→ Your objective: Return each line of the listing below, unchanged, and omit the images.

=== Material ===

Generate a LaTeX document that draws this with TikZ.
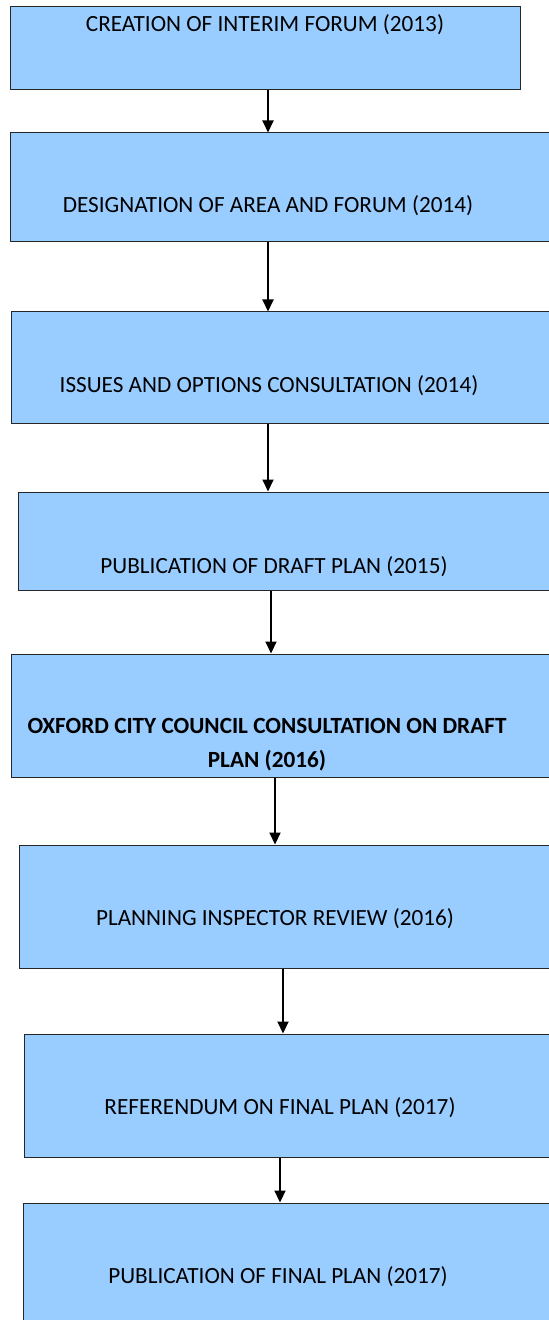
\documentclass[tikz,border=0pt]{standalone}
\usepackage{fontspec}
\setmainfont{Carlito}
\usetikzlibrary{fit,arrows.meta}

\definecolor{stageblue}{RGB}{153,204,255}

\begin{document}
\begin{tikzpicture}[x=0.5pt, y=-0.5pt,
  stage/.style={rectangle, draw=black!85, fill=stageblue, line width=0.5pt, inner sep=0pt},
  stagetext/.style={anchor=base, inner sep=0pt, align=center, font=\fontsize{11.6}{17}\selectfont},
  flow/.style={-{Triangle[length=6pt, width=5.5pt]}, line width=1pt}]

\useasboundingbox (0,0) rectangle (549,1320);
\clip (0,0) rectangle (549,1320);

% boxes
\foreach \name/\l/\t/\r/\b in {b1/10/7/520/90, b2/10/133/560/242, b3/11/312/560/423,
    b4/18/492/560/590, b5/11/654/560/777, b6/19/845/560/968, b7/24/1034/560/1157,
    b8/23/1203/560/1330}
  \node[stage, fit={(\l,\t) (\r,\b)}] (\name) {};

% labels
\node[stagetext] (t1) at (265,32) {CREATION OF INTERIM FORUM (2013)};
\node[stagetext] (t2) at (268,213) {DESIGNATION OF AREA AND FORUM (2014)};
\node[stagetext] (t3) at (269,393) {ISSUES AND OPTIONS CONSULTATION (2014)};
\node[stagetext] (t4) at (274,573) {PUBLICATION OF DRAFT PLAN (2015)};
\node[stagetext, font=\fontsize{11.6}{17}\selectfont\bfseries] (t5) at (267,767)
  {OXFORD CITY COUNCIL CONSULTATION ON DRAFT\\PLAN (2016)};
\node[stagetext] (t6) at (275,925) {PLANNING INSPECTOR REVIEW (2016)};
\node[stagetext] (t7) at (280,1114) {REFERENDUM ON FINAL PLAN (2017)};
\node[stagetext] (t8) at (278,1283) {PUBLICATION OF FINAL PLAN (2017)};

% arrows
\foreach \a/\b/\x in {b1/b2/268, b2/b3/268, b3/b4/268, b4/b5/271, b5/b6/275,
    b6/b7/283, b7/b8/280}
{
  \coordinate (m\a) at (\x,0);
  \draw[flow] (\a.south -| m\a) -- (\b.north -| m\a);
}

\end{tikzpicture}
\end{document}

===

→ Response:
Generate a LaTeX document that draws this with TikZ.
\documentclass[tikz,border=0pt]{standalone}
\usepackage{fontspec}
\setmainfont{Carlito}
\usetikzlibrary{fit,arrows.meta}

\definecolor{stageblue}{RGB}{153,204,255}

\begin{document}
\begin{tikzpicture}[x=0.5pt, y=-0.5pt,
  stage/.style={rectangle, draw=black!85, fill=stageblue, line width=0.5pt, inner sep=0pt},
  stagetext/.style={anchor=base, inner sep=0pt, align=center, font=\fontsize{11.6}{17}\selectfont},
  flow/.style={-{Triangle[length=6pt, width=5.5pt]}, line width=1pt}]

\useasboundingbox (0,0) rectangle (549,1320);
\clip (0,0) rectangle (549,1320);

% boxes
\foreach \name/\l/\t/\r/\b in {b1/10/7/520/90, b2/10/133/560/242, b3/11/312/560/423,
    b4/18/492/560/590, b5/11/654/560/777, b6/19/845/560/968, b7/24/1034/560/1157,
    b8/23/1203/560/1330}
  \node[stage, fit={(\l,\t) (\r,\b)}] (\name) {};

% labels
\node[stagetext] (t1) at (265,32) {CREATION OF INTERIM FORUM (2013)};
\node[stagetext] (t2) at (268,213) {DESIGNATION OF AREA AND FORUM (2014)};
\node[stagetext] (t3) at (269,393) {ISSUES AND OPTIONS CONSULTATION (2014)};
\node[stagetext] (t4) at (274,573) {PUBLICATION OF DRAFT PLAN (2015)};
\node[stagetext, font=\fontsize{11.6}{17}\selectfont\bfseries] (t5) at (267,767)
  {OXFORD CITY COUNCIL CONSULTATION ON DRAFT\\PLAN (2016)};
\node[stagetext] (t6) at (275,925) {PLANNING INSPECTOR REVIEW (2016)};
\node[stagetext] (t7) at (280,1114) {REFERENDUM ON FINAL PLAN (2017)};
\node[stagetext] (t8) at (278,1283) {PUBLICATION OF FINAL PLAN (2017)};

% arrows
\foreach \a/\b/\x in {b1/b2/268, b2/b3/268, b3/b4/268, b4/b5/271, b5/b6/275,
    b6/b7/283, b7/b8/280}
{
  \coordinate (m\a) at (\x,0);
  \draw[flow] (\a.south -| m\a) -- (\b.north -| m\a);
}

\end{tikzpicture}
\end{document}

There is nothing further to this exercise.